Sosial Budaya

Pendidikan Karakter Harus Dimulai Sedini Mungkin

7
×

Pendidikan Karakter Harus Dimulai Sedini Mungkin

Sebarkan artikel ini
Menteri Koordinator Bidang Pembangunan Manusia dan Kebudayaan (Menko PMK) Muhadjir Effendy saat memberikan sambutan tentang “Peranan Pemerintah dalam Membangun Karakter Anak Bangsa Sejak Usia Dini Berdasarkan Nilai-nilai Pancasila” dalam acara Konferensi Nasional Forum Kerukunan Umat Beragama (FKUB) ke-VIII Tahun 2023 di Provinsi Papua, pada Selasa (24/10/2023)/Foto: KemenkoPMK

ACEHPEDIA.COM | JAKARTA – Menteri Koordinator Bidang Pembangunan Manusia dan Kebudayaan (Menko PMK) Muhadjir Effendy mengatakan pendidikan karakter pada anak harus dilakukan sejak dini untuk membangun kesadaran dan pemahaman yang cukup mengenai toleransi dalam rangka memelihara serta melestarikan persatuan bangsa Indonesia.

Hal tersebut disampaikannya saat memberikan sambutan tentang “Peranan Pemerintah dalam Membangun Karakter Anak Bangsa Sejak Usia Dini Berdasarkan Nilai-nilai Pancasila” dalam acara Konferensi Nasional Forum Kerukunan Umat Beragama (FKUB) ke-VIII Tahun 2023 di Provinsi Papua, pada Selasa (24/10/2023).

“Pendidikan karakter itu sebaiknya memang dimulai sejak anak masih kecil. Itu penting sekali untuk mewujudkan pendidikan Indonesia yang majemuk demi kepentingan masa depan Indonesia,” kata Menko Muhadjir.

Untuk menanamkan pendidikan karakter kepada anak, ia menerangkan dua karakter penting yang harus ditanamkan sejak dini, yakni karakter personal dalam menilai baik dan buruk, kedisiplinan, serta kemandirian.

Sedangkan yang kedua adalah karakter sosial agar dapat berkomunikasi dengan baik hingga penanaman nilai-nilai toleransi.

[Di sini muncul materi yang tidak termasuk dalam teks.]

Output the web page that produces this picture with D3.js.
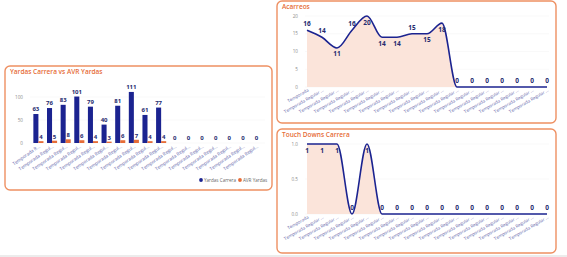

Untuk mewujudkan itu, Menko Muhadjir menjelaskan Peraturan Presiden (Perpres) Nomor 87 Tahun 2017 tentang Penguatan Pendidikan Karakter.

Ia menyebut Perpres tersebut yang dahulu diartikan sebagai full day school itu sebenarnya mengarahkan sekolah formal untuk menjalin kerja sama dengan satuan pendidikan keagamaan dan membentuk pendidikan yang holistik dan integratif.

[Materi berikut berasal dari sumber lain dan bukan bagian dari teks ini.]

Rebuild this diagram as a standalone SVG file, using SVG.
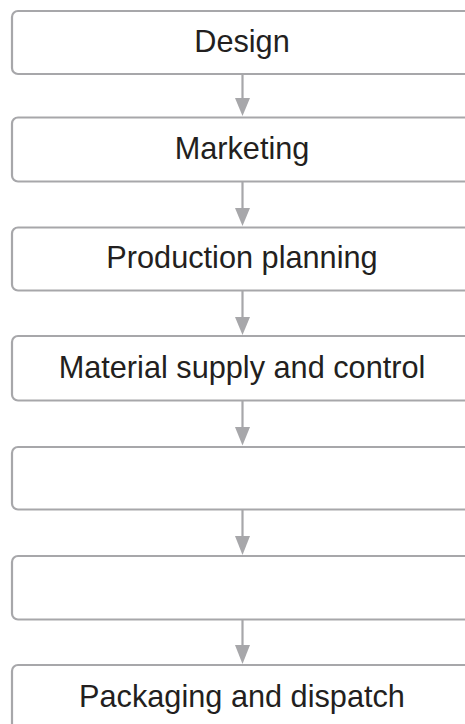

Melalui integrasi itu, kegiatan anak dapat terus dipantau oleh sekolah dan menjadikan kegiatan di luar tersebut sebagai bagian dari nilai ekstrakurikuler. Pada satu sisi, regulasi itu juga memungkinkan pembiayaan insentif bagi para guru keagamaan agar dapat diikutsertakan dalam anggaran Bantuan Operasional Sekolah (BOS).

Upaya itu dilakukan sebagai bentuk dari kepedulian pemerintah terhadap para guru keagamaan yang sering kali tidak mendapatkan insentif yang cukup ketika memberikan pembelajaran agama kepada anak.

“Pada Perpes itu sebetulnya dimungkinkan lembaga-lembaga keagamaan ikut ambil bagian, karena dengan Perpres itu dimungkinkan dana BOS bisa digunakan untuk memberikan insentif kepada guru-guru agama di luar sekolah, seperti guru ngaji, pendeta di gereja, hingga pengajar agama di pura, dan seterusnya,” kata Menko Muhadjir.

Ia mengatakan upaya integrasi itu penting untuk menangkal dampak buruk penggunaan gadget oleh anak-anak. Peranan sekolah dan lembaga keagamaan menjadi sangat mendesak, terutama bagi yang tinggal di area perkotaan.

Masjid, gereja, pura, dan tempat keagamaan lainnya sangat ideal untuk menangkal dampak buruk gadget, sekaligus membentuk kepribadian anak secara integral.

“Saya kira peranan agama harus semakin intensif ketika perkembangan dunia semakin terbuka seperti ini. Lingkungan anak-anak sangat menentukan dalam pembentukan karakter, apalagi usia anak membutuhkan role model,” kata Menko Muhadjir.